Safety Net launched to boost welfare of UK merchant seafarers


Two leading maritime charities have responded to the cost-of-living crisis with new resources to support UK seafarers. The Merchant Navy Welfare Board (MNWB) and The Seafarers’ Charity (TSC) joined forces to launch the Safety Net for all UK merchant seafarers at the MNWB’s Port Welfare Conference last week.

The new Safety Net website is full of free money management tools and resources specifically to help UK merchant seafarers during the current cost of living crisis and in the future.

The Safety Net is a vital one-stop-shop providing bespoke information and support for all UK seafarers and their families on personal savings, money management, credit choices, debt advice, and relationship and mental health support.

Stuart Rivers, Chief Executive of the MNWB which is the umbrella charity for Merchant Navy and fishing fleets, said: “The industry has been crying out for an initiative like this, so we are delighted to see this come to fruition after months of planning with The Seafarers’ Charity.
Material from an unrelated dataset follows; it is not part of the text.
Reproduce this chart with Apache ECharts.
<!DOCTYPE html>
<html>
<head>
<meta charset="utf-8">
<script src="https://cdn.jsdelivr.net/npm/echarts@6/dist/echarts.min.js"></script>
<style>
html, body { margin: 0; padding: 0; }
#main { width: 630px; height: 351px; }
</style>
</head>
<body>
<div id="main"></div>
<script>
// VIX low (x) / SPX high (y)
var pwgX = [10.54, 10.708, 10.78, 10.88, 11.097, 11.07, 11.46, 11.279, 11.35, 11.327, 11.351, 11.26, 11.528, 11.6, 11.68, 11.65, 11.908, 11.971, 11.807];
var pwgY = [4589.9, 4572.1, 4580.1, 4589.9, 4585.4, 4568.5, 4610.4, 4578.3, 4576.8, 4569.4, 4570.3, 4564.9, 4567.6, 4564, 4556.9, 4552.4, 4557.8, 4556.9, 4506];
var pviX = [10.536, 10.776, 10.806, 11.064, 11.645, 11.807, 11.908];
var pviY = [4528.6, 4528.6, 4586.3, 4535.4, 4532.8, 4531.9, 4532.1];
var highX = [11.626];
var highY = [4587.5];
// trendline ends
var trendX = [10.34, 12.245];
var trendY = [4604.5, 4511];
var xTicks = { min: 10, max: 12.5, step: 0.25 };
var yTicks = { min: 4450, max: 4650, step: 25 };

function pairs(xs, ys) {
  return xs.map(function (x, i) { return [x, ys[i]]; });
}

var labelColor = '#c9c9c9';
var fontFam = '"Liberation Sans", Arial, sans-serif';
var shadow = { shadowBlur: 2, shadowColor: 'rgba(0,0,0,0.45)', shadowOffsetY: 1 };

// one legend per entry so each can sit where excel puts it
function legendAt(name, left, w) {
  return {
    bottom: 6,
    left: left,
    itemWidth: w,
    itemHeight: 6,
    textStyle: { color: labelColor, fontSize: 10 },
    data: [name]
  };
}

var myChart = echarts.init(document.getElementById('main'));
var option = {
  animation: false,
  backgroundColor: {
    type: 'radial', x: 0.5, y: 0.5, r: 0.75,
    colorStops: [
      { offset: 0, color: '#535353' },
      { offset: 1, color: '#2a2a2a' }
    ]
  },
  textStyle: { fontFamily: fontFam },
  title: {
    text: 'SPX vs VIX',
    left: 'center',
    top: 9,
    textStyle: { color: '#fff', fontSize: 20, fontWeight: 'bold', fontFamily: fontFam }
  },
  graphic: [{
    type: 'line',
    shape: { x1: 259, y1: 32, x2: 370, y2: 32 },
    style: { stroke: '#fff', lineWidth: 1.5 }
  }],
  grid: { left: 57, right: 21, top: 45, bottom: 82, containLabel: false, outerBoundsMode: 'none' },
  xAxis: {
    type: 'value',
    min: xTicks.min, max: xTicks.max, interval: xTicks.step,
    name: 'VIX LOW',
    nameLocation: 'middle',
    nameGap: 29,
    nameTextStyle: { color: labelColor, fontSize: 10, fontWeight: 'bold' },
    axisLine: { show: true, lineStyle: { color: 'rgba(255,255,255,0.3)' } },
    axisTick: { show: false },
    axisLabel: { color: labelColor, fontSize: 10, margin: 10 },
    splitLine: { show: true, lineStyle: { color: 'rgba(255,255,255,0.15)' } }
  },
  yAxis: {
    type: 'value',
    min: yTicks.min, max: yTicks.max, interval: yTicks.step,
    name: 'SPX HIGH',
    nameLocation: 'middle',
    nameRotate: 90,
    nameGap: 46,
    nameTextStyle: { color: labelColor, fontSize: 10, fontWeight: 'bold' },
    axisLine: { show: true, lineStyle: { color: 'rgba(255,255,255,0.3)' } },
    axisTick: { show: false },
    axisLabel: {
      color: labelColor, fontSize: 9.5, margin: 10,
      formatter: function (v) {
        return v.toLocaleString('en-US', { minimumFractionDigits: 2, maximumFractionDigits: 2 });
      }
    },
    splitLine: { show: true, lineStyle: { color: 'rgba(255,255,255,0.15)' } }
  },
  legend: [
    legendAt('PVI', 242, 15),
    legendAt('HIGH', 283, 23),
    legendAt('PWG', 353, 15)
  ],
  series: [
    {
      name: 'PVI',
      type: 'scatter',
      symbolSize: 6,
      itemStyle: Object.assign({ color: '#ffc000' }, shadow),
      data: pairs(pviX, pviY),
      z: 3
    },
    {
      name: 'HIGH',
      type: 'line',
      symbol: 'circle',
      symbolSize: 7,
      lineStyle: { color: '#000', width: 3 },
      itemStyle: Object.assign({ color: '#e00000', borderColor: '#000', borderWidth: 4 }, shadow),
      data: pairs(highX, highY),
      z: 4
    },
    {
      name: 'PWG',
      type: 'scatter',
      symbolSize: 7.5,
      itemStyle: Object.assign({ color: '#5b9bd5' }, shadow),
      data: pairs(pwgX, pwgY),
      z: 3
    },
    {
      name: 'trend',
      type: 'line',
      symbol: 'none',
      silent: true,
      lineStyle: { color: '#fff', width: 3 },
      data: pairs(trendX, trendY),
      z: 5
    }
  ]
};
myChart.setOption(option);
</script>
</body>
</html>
“This much-needed service that supports the Merchant Navy comes following a taxing couple of years for UK seafarers, who face a specific set of financial challenges. The tools and resources available on this unique platform will certainly help to enhance the financial resilience of the UK’s seafarer communities by providing useful sources of help, advice and information relating to money management.”

The launch of The Safety Net website is followed up on June 22 with a free webinar on money management, delivered by The Money Charity. The webinar will include information about the value of establishing long-term savings and budgeting plans, and guidance on how to signpost towards free tools that aid financial planning and money management.

This website and webinar are an extension of the Safety Net for fishing families which TSC launched in September 2021. Now, in partnership with the MNWB, the Safety Net has been adapted, and extended to, support UK merchant seafarers.